The award description explains that the prize acknowledges exemplary teaching practices that combine excellence and innovation to maximize students’ assimilation of the subject matter, as well as the impact on students and the profession (i.e. student feedback which indicates teaching excellence and student satisfaction).
“I really love what I do, and strive to include innovative, current industry-relevant subject materials in my class, and encouraging students to be aware of real-world applications,” he says. “I am really humbled to receive an acknowledgment from AETTNL.”
A native of Newtown, a small town on the north end of the Bonavista Bay, Cluny has called St. John’s home since 1977.
From an early age, he was always keen on building things around his home, which fuelled the passion to pursue engineering as a career.
“I loved helping my father build small things around the house – the idea of deconstructing something just motivated my curiosity,” he explains. “It also moved me to further my education. Some amazing work opportunities also helped me reach goals.”
Drawing from his experience as a student, alumni and teacher, he says life has come a full circle at CNA.
“I am a forerunner of the CNA’s Architectural Engineering Technology program at the Ridge Road campus. Today, reflecting back on everything, it feels like some things in life are just planned to work out. I graduated from the program in 1982, and after working away for a while, I decided to come back to CNA in 1988. I haven’t left ever since.”
Walking a similar path as his father, Cluny is very passionate and humble about his role as an educator. Over the past 29 years of teaching, he feels his proudest moment is watching students study, graduate and succeed.
“I kind of grew up with teaching in my blood, and knowing that my father was respected as an educator, further motivated me to take up teaching,” he says. “I always looked up to him and followed one simple advice from him that I live by – you are going to meet these young people a few years from now, and they are going to be professionals one day. Remember that you will likely meet many of these mature professionals on the street or at the mall years from now. You must be able to say hello – confident in, and proud of, what you did for them as their educator and mentor.”
On top of the many hours he devotes to his students, Cluny also engages in collaborative initiatives with industry experts, provincially and internationally with associations like AETTNL, to bring relevant modern-day experiences to his classroom.

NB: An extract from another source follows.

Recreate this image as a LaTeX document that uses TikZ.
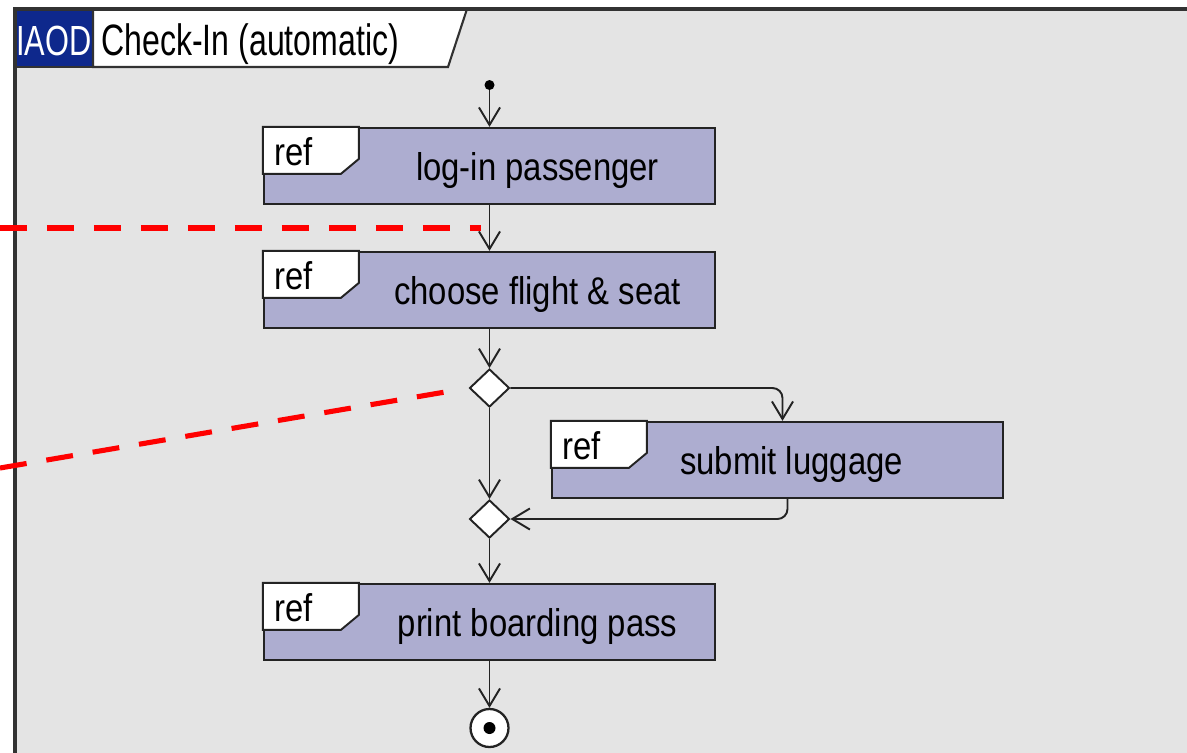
\documentclass[tikz,border=0pt]{standalone}
\usepackage{fontspec}
\setmainfont{Liberation Sans}
\newfontfamily\boxfont{Liberation Sans}[FakeStretch=0.85]
\newfontfamily\titlefont{Liberation Sans}[FakeStretch=0.73]
\usetikzlibrary{arrows.meta,shapes.geometric,calc}

\definecolor{framegray}{RGB}{228,228,228}
\definecolor{framedark}{RGB}{50,50,50}
\definecolor{refblue}{RGB}{173,173,208}
\definecolor{iaodblue}{RGB}{14,40,140}
\definecolor{linegray}{RGB}{35,35,35}

\tikzset{
  refbox/.style={draw=linegray, line width=1.3pt, fill=refblue, minimum width=9.02cm, minimum height=1.52cm, inner sep=0pt},
  boxtext/.style={anchor=base, inner sep=0pt, font=\boxfont\fontsize{22}{26}\selectfont},
  reflabel/.style={anchor=base west, inner sep=0pt, font=\boxfont\fontsize{22}{26}\selectfont},
  decision/.style={diamond, draw=linegray, line width=1.1pt, fill=white, minimum width=0.8cm, minimum height=0.76cm, inner sep=0pt},
  flow/.style={->, draw=linegray, line width=1.1pt},
  note/.style={draw=red, line width=2.9pt, dash pattern=on 0.54cm off 0.4cm},
  >={Straight Barb[length=10pt,width=12pt]}
}

% white tab with the word ref in the corner of a box
\newcommand{\reftab}[1]{%
  \draw[line width=1.1pt, draw=linegray, fill=white] (#1.north west) -- ++(96,0) -- ++(0,32) -- ++(-18,15) -- ++(-78,0) -- cycle;
  \node[reflabel] (#1-ref) at ($(#1.north west)+(11,39)$) {ref};
}

\begin{document}
\begin{tikzpicture}[x=0.02cm, y=-0.02cm]
    \useasboundingbox (0,0) rectangle (1187,752);
    \fill[white] (0,0) rectangle (1187,752);
    \clip (0,0) rectangle (1187,752);

    % Frame
    \draw[fill=framegray, draw=framedark, line width=1.8pt] (15,9) rectangle (1220,790);
    \fill[iaodblue] (15,9) rectangle (93,67);
    \draw[fill=white, draw=framedark, line width=1.2pt] (93,9) -- (467,9) -- (448,67) -- (93,67) -- cycle;
    \draw[draw=framedark, line width=1.2pt] (15,67) -- (93,67);
    \draw[draw=framedark, line width=1.8pt] (15,790) -- (15,9) -- (1220,9);
    \node[anchor=base, inner sep=0pt, text=white, font=\titlefont\fontsize{24}{28}\selectfont] (iaod) at (54,55) {IAOD};
    \node[anchor=base west, inner sep=0pt, font=\titlefont\fontsize{25}{30}\selectfont] (title) at (101,55) {Check-In (automatic)};

    % Nodes
    \node[circle, fill=black, minimum size=0.2cm, inner sep=0pt] (start) at (489.5,85) {};
    \node[refbox] (login) at (489.5,166) {};
    \node[refbox] (choose) at (489.5,290) {};
    \node[decision] (split) at (489.5,388) {};
    \node[refbox] (luggage) at (777.5,460) {};
    \node[decision] (merge) at (489.5,519) {};
    \node[refbox] (boarding) at (489.5,622) {};
    \node[circle, draw=linegray, line width=1.3pt, fill=white, minimum size=0.76cm, inner sep=0pt,
          path picture={\fill[black] (path picture bounding box.center) circle (0.12cm);}] (stop) at (489.5,728) {};

    \reftab{login}
    \reftab{choose}
    \reftab{luggage}
    \reftab{boarding}
    \node[boxtext] (login-txt) at ($(login.center)+(48,14)$) {log-in passenger};
    \node[boxtext] (choose-txt) at ($(choose.center)+(48,14)$) {choose flight \& seat};
    \node[boxtext] (luggage-txt) at ($(luggage.center)+(14,14)$) {submit luggage};
    \node[boxtext] (boarding-txt) at ($(boarding.center)+(48,14)$) {print boarding pass};

    % Flow
    \draw[flow] (start) -- (login.north);
    \draw[flow] (login.south) -- (choose.north);
    \draw[flow] (choose.south) -- (split.north);
    \draw[flow, rounded corners=5.7pt] (split.east) -| ($(luggage.north)+(5,0)$);
    \draw[flow] (split.south) -- (merge.north);
    \draw[flow, rounded corners=5.7pt] ($(luggage.south)+(10,0)$) |- (merge.east);
    \draw[flow] (merge.south) -- (boarding.north);
    \draw[flow] (boarding.south) -- (stop.north);

    % Red markers
    \coordinate (mark1) at (0,228);
    \coordinate (mark2) at (0,468);
    \draw[note, shorten >=0.18cm] (mark1) -- ($(login.south)!0.5!(choose.north)$);
    \draw[note, shorten >=0.24cm] (mark2) -- (split.west);
\end{tikzpicture}
\end{document}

“I am associated with AETTNL and a few other professional organizations, and we work together to bring innovative, modern-day experiences of technology used in the industry to the classroom. The primary focus of this is to engage students in hands-on training experiences, which give our students cutting edge over others.”
Looking towards the future, Cluny proudly reflects on what he call an “amazing career at CNA,” and now he is ready to explore the next phase of his life with retirement in the cards.
“As I transition into the next phase of my life, I am looking forward to retiring when the time comes and doing some travelling, relaxing and enjoying some time with my friends and family.”